- **Exercise**:
Quote, verbatim, all material below, without pictures.
***** Data segment *****
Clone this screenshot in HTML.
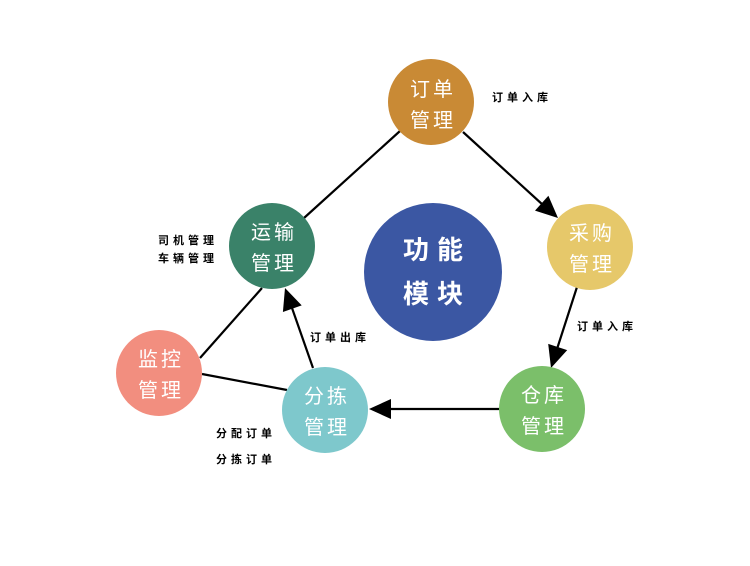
<!DOCTYPE html>
<html><head><meta charset="utf-8"><style>
html,body{margin:0;padding:0;background:#fff;}
svg text{font-family:"Liberation Sans","Noto Sans CJK SC",sans-serif;}
</style></head><body>
<svg width="750" height="561" viewBox="0 0 750 561" xmlns="http://www.w3.org/2000/svg">
<g stroke="#000" stroke-width="2.2" fill="none">
<line x1="463" y1="132" x2="543" y2="205"/>
<line x1="577" y1="287" x2="557" y2="349"/>
<line x1="499" y1="409" x2="389" y2="409"/>
<line x1="313" y1="368" x2="292" y2="308"/>
<line x1="202" y1="374" x2="287" y2="390"/>
<line x1="200" y1="358" x2="262" y2="288"/>
<line x1="304" y1="218" x2="400" y2="131"/>
</g>
<g fill="#000">
<polygon points="558,218 535,210.6 548.4,195.8"/>
<polygon points="551,368 567.2,350.1 548.2,343.9"/>
<polygon points="369,409 391,399 391,419"/>
<polygon points="285,288 301.7,305.4 282.9,312"/>
</g>
<circle cx="431" cy="102" r="43" fill="#c98a35"/>
<circle cx="590" cy="247" r="43" fill="#e6c86a"/>
<circle cx="542" cy="409" r="43" fill="#7bbf6a"/>
<circle cx="325" cy="410" r="43" fill="#7ec8cc"/>
<circle cx="159" cy="373" r="43" fill="#f28e7f"/>
<circle cx="272" cy="246" r="43" fill="#3a8269"/>
<circle cx="433" cy="272" r="69" fill="#3b57a3"/>
<g fill="#fff" font-size="20" text-anchor="middle" letter-spacing="3">
<text x="433" y="96">订单</text><text x="433" y="127">管理</text>
<text x="592" y="240">采购</text><text x="592" y="271">管理</text>
<text x="544" y="402">仓库</text><text x="544" y="433">管理</text>
<text x="327" y="403">分拣</text><text x="327" y="434">管理</text>
<text x="161" y="366">监控</text><text x="161" y="397">管理</text>
<text x="274" y="239">运输</text><text x="274" y="270">管理</text>
</g>
<g fill="#fff" font-size="26" font-weight="bold" text-anchor="middle" letter-spacing="8">
<text x="437" y="259">功能</text><text x="437" y="303">模块</text>
</g>
<g fill="#000" font-size="11" font-weight="bold" letter-spacing="4">
<text x="492" y="101">订单入库</text>
<text x="577" y="330">订单入库</text>
<text x="310" y="341">订单出库</text>
<text x="158" y="244">司机管理</text>
<text x="158" y="262">车辆管理</text>
<text x="216" y="437">分配订单</text>
<text x="216" y="463">分拣订单</text>
</g>
</svg>
</body></html>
*****
- **Task output**:
Clone this screenshot in HTML.
<!DOCTYPE html>
<html><head><meta charset="utf-8"><style>
html,body{margin:0;padding:0;background:#fff;}
svg text{font-family:"Liberation Sans","Noto Sans CJK SC",sans-serif;}
</style></head><body>
<svg width="750" height="561" viewBox="0 0 750 561" xmlns="http://www.w3.org/2000/svg">
<g stroke="#000" stroke-width="2.2" fill="none">
<line x1="463" y1="132" x2="543" y2="205"/>
<line x1="577" y1="287" x2="557" y2="349"/>
<line x1="499" y1="409" x2="389" y2="409"/>
<line x1="313" y1="368" x2="292" y2="308"/>
<line x1="202" y1="374" x2="287" y2="390"/>
<line x1="200" y1="358" x2="262" y2="288"/>
<line x1="304" y1="218" x2="400" y2="131"/>
</g>
<g fill="#000">
<polygon points="558,218 535,210.6 548.4,195.8"/>
<polygon points="551,368 567.2,350.1 548.2,343.9"/>
<polygon points="369,409 391,399 391,419"/>
<polygon points="285,288 301.7,305.4 282.9,312"/>
</g>
<circle cx="431" cy="102" r="43" fill="#c98a35"/>
<circle cx="590" cy="247" r="43" fill="#e6c86a"/>
<circle cx="542" cy="409" r="43" fill="#7bbf6a"/>
<circle cx="325" cy="410" r="43" fill="#7ec8cc"/>
<circle cx="159" cy="373" r="43" fill="#f28e7f"/>
<circle cx="272" cy="246" r="43" fill="#3a8269"/>
<circle cx="433" cy="272" r="69" fill="#3b57a3"/>
<g fill="#fff" font-size="20" text-anchor="middle" letter-spacing="3">
<text x="433" y="96">订单</text><text x="433" y="127">管理</text>
<text x="592" y="240">采购</text><text x="592" y="271">管理</text>
<text x="544" y="402">仓库</text><text x="544" y="433">管理</text>
<text x="327" y="403">分拣</text><text x="327" y="434">管理</text>
<text x="161" y="366">监控</text><text x="161" y="397">管理</text>
<text x="274" y="239">运输</text><text x="274" y="270">管理</text>
</g>
<g fill="#fff" font-size="26" font-weight="bold" text-anchor="middle" letter-spacing="8">
<text x="437" y="259">功能</text><text x="437" y="303">模块</text>
</g>
<g fill="#000" font-size="11" font-weight="bold" letter-spacing="4">
<text x="492" y="101">订单入库</text>
<text x="577" y="330">订单入库</text>
<text x="310" y="341">订单出库</text>
<text x="158" y="244">司机管理</text>
<text x="158" y="262">车辆管理</text>
<text x="216" y="437">分配订单</text>
<text x="216" y="463">分拣订单</text>
</g>
</svg>
</body></html>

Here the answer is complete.